Large swaths of wild land support healthy populations of wild creatures. In North America, there is no wild area of greater size than the combined acreage of Glacier Bay National Park, Wrangell-St. Elias National Park, Canada’s Tatshenshini-Alsek Provincial Park and Kluane National Park Reserve. This 24 million-acre World Heritage Site was established in 1992, protecting a vastness of glaciated mountains, alpine tundra, virtually untouched watersheds and coastal shoreline. We witnessed the robust health of this ecosystem today, as keen eyes scanned and found every wild creature we could have hoped to see.

Very early risers caught a look at the moose that’s taken up residence near Glacier Bay Park Headquarters in Bartlett Cove. She ambled slowly, browsing the alders that grow where the forest meets the beach. Once NPS Ranger Mary Lou Blakeslee was aboard, we scooted off the dock, and began our journey “upbay.” Sea otters swam ahead of us in Sitakady Narrows before we made a sharp turn to starboard and slowly approached a black bear walking the beach on Strawberry Island. Our next stop was at the seabird nesting colony of South Marble Island, where we had great close-up looks at both tufted and horned puffins, as well as a growling mass of Steller sea lions hauled out on the rocks.

Then the calls for wildlife on shore began and seemed not to stop for much of the day. First there was the beautiful brown bear near Tlingit Point, ambling above the high tide line. Next we climbed the stairs again, emerging in pale sunshine to watch a pod of killer whales swim slowly by. The tall dorsal fins of the adult males in the group breaking the water’s surface long before the rest of the body. As we lounged on the bow benches on our approach to Gloomy Knob, binoculars were suddenly raised to squinted eyes. We’d spotted several mountain goat nannies with their frolicsome kids in tow, traversing impossibly steep marble walls. Shortly before lunch, the call came again, this time for a mother brown bear with her two very young cubs. We watched silently from deck as she used her powerful forearms to turn over countless boulders in search of tasty crabs and fishes.
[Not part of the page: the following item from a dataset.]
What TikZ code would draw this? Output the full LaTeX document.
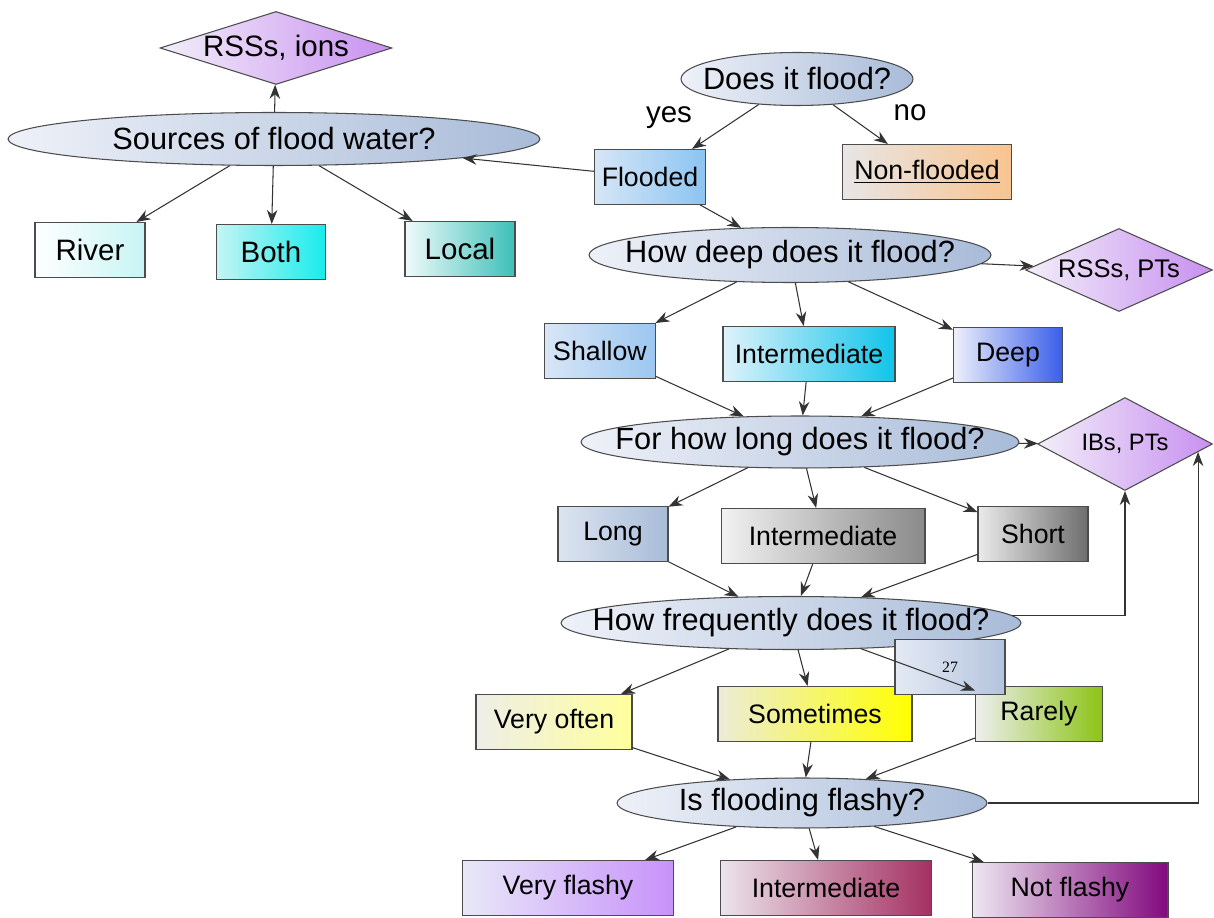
\documentclass[tikz,border=0pt]{standalone}
\usepackage{fontspec}
\setmainfont{Liberation Sans}
\newfontfamily\pagenumfont{Liberation Serif}
\usetikzlibrary{shapes.geometric,arrows.meta,calc}

\definecolor{qleft}{HTML}{EEF1F8}
\definecolor{qright}{HTML}{A8BBD8}
\definecolor{dleft}{HTML}{F2EEF9}
\definecolor{dright}{HTML}{C890F0}

\tikzset{
	question/.style={ellipse, draw=black!70, line width=0.6pt, inner xsep=-1cm, inner ysep=-0.2cm,
		left color=qleft, right color=qright, font=\fontsize{17.5}{20}\selectfont},
	answer/.style={rectangle, draw=black!70, line width=0.6pt, inner sep=0pt,
		minimum height=1.1cm, font=\fontsize{15.2}{18}\selectfont},
	method/.style={diamond, draw=black!70, line width=0.6pt, inner sep=0pt,
		left color=dleft, right color=dright},
	arr/.style={-{Stealth[length=8pt,width=6pt]}, draw=black!80, line width=0.6pt},
}

\begin{document}
\begin{tikzpicture}[x=0.02cm,y=-0.02cm]

	\useasboundingbox (0,0) rectangle (1214,918);
	\fill[white] (0,0) rectangle (1214,918);

% sources of the water
\node[method, aspect=3.2, minimum width=4.64cm, minimum height=1.46cm, font=\fontsize{16.8}{19}\selectfont] (ions) at (276,48) {RSSs, ions};
\node[question, minimum width=10.64cm, minimum height=1.06cm] (srcq) at (274,139) {Sources of flood water?};
\node[answer, minimum width=2.2cm, font=\fontsize{16.8}{19}\selectfont, left color=white, right color={rgb,255:red,200;green,244;blue,244}] (river) at (90,250) {River};
\node[answer, minimum width=2.18cm, font=\fontsize{16.8}{19}\selectfont, left color={rgb,255:red,196;green,244;blue,244}, right color={rgb,255:red,24;green,236;blue,236}] (both) at (271,252) {Both};
\node[answer, minimum width=2.2cm, font=\fontsize{16.8}{19}\selectfont, left color={rgb,255:red,240;green,250;blue,250}, right color={rgb,255:red,60;green,192;blue,184}] (local) at (460,249) {Local};

% does it flood
\node[question, minimum width=4.64cm, minimum height=1.06cm] (floodq) at (797,79) {Does it flood?};
\node[font=\fontsize{16.8}{19}\selectfont] (yes) at (669,118) {yes};
\node[font=\fontsize{16.8}{19}\selectfont] (no) at (910,113) {no};
\node[answer, minimum width=2.22cm, left color={rgb,255:red,214;green,230;blue,246}, right color={rgb,255:red,140;green,196;blue,242}] (flooded) at (650,177) {Flooded};
\node[answer, minimum width=3.38cm, left color={rgb,255:red,232;green,230;blue,230}, right color={rgb,255:red,248;green,196;blue,144}] (nonflooded) at (927,172) {\underline{Non-flooded}};

% depth
\node[question, minimum width=8.04cm, minimum height=1.1cm] (deepq) at (790,255) {How deep does it flood?};
\node[method, aspect=2.25, minimum width=3.74cm, minimum height=1.66cm, font=\fontsize{14.5}{17}\selectfont] (rsspt) at (1119,270) {RSSs, PTs};
\node[answer, minimum width=2.22cm, left color={rgb,255:red,216;green,230;blue,246}, right color={rgb,255:red,156;green,198;blue,240}] (shallow) at (600,351) {Shallow};
\node[answer, minimum width=3.44cm, left color={rgb,255:red,224;green,242;blue,250}, right color={rgb,255:red,16;green,196;blue,234}] (dmid) at (809,354) {Intermediate};
\node[answer, minimum width=2.18cm, left color={rgb,255:red,238;green,240;blue,250}, right color={rgb,255:red,58;green,94;blue,234}] (deep) at (1008,355) {Deep};

% duration
\node[question, minimum width=8.76cm, minimum height=1.04cm] (longq) at (800,442) {For how long does it flood?};
\node[method, aspect=1.88, minimum width=3.5cm, minimum height=1.86cm, font=\fontsize{13.5}{16}\selectfont] (ibpt) at (1125,444) {IBs, PTs};
\node[answer, minimum width=2.2cm, left color={rgb,255:red,220;green,228;blue,240}, right color={rgb,255:red,168;green,188;blue,216}] (long) at (613,534) {Long};
\node[answer, minimum width=4.08cm, left color={rgb,255:red,242;green,242;blue,242}, right color={rgb,255:red,138;green,138;blue,138}] (lmid) at (823,536) {Intermediate};
\node[answer, minimum width=2.2cm, left color={rgb,255:red,234;green,234;blue,234}, right color={rgb,255:red,110;green,110;blue,110}] (short) at (1033,534) {Short};

% frequency
\node[question, minimum width=9.2cm, minimum height=1.06cm] (freqq) at (791,623) {How frequently does it flood?};
\node[answer, minimum width=3.12cm, left color={rgb,255:red,238;green,238;blue,232}, right color={rgb,255:red,255;green,255;blue,156}] (veryoften) at (554,722) {Very often};
\node[answer, minimum width=3.88cm, left color={rgb,255:red,236;green,236;blue,216}, right color={rgb,255:red,255;green,255;blue,0}] (sometimes) at (815,714) {Sometimes};
\node[answer, minimum width=2.54cm, left color={rgb,255:red,238;green,238;blue,238}, right color={rgb,255:red,140;green,196;blue,22}] (rarely) at (1039,714) {Rarely};
\node[answer, minimum width=2.2cm, left color={rgb,255:red,228;green,234;blue,244}, right color={rgb,255:red,180;green,196;blue,222}, font=\pagenumfont\fontsize{9}{10}\selectfont] (page27) at (950,667) {27};

% flashiness
\node[question, minimum width=7.4cm, minimum height=1.0cm] (flashq) at (802,803) {Is flooding flashy?};
\node[answer, minimum width=4.22cm, left color={rgb,255:red,232;green,232;blue,248}, right color={rgb,255:red,200;green,146;blue,250}] (veryflashy) at (568,888) {Very flashy};
\node[answer, minimum width=4.22cm, left color={rgb,255:red,236;green,228;blue,236}, right color={rgb,255:red,164;green,48;blue,98}] (fmid) at (826,888) {Intermediate};
\node[answer, minimum width=3.92cm, left color={rgb,255:red,238;green,232;blue,242}, right color={rgb,255:red,130;green,8;blue,126}] (notflashy) at (1070,890) {Not flashy};

\coordinate (ibfeed) at ($(ibpt.east)!0.17!(ibpt.south)$);

% connectors
\draw[arr] (srcq) -- (ions);
\foreach \a in {river,both,local} \draw[arr] (srcq) -- (\a);
\draw[arr] (flooded) -- (srcq);
\foreach \a in {flooded,nonflooded} \draw[arr] (floodq) -- (\a);
\draw[arr] (flooded) -- (deepq);
\foreach \a in {shallow,dmid,deep,rsspt} {
	\draw[arr] (deepq) -- (\a);
}
\foreach \a in {shallow,dmid,deep} \draw[arr] (\a) -- (longq);
\foreach \a in {long,lmid,short,ibpt} {
	\draw[arr] (longq) -- (\a);
}
\foreach \a in {long,lmid,short} \draw[arr] (\a) -- (freqq);
\foreach \a in {veryoften,sometimes,rarely} {
	\draw[arr] (freqq) -- (\a);
	\draw[arr] (\a) -- (flashq);
}
\foreach \a in {veryflashy,fmid,notflashy} \draw[arr] (flashq) -- (\a);
\draw[arr] (freqq.2) -| (ibpt.south);
\draw[arr] (flashq.east) -| (ibfeed);

\end{tikzpicture}
\end{document}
Finally, we reached the head of the bay, and the enormous blueness of Margerie Glacier. Our attention was divided between the glacier to the left and another pair of brown bears to the right. Mary Lou even pointed out a large bald eagle's nest with what appeared to be part of a mountain goat kid draped over the edge. We spent the remainder of the afternoon basking in occasional sunshine and contemplating the immensity of the wildness around us until we were called forward one more time to watch a lone moose on the beach. Bright sunshine until 10:00 p.m. lit our late evening walks back at Bartlett Cove, where we stretched our legs before drifting off into sweet dreams of wild Alaska.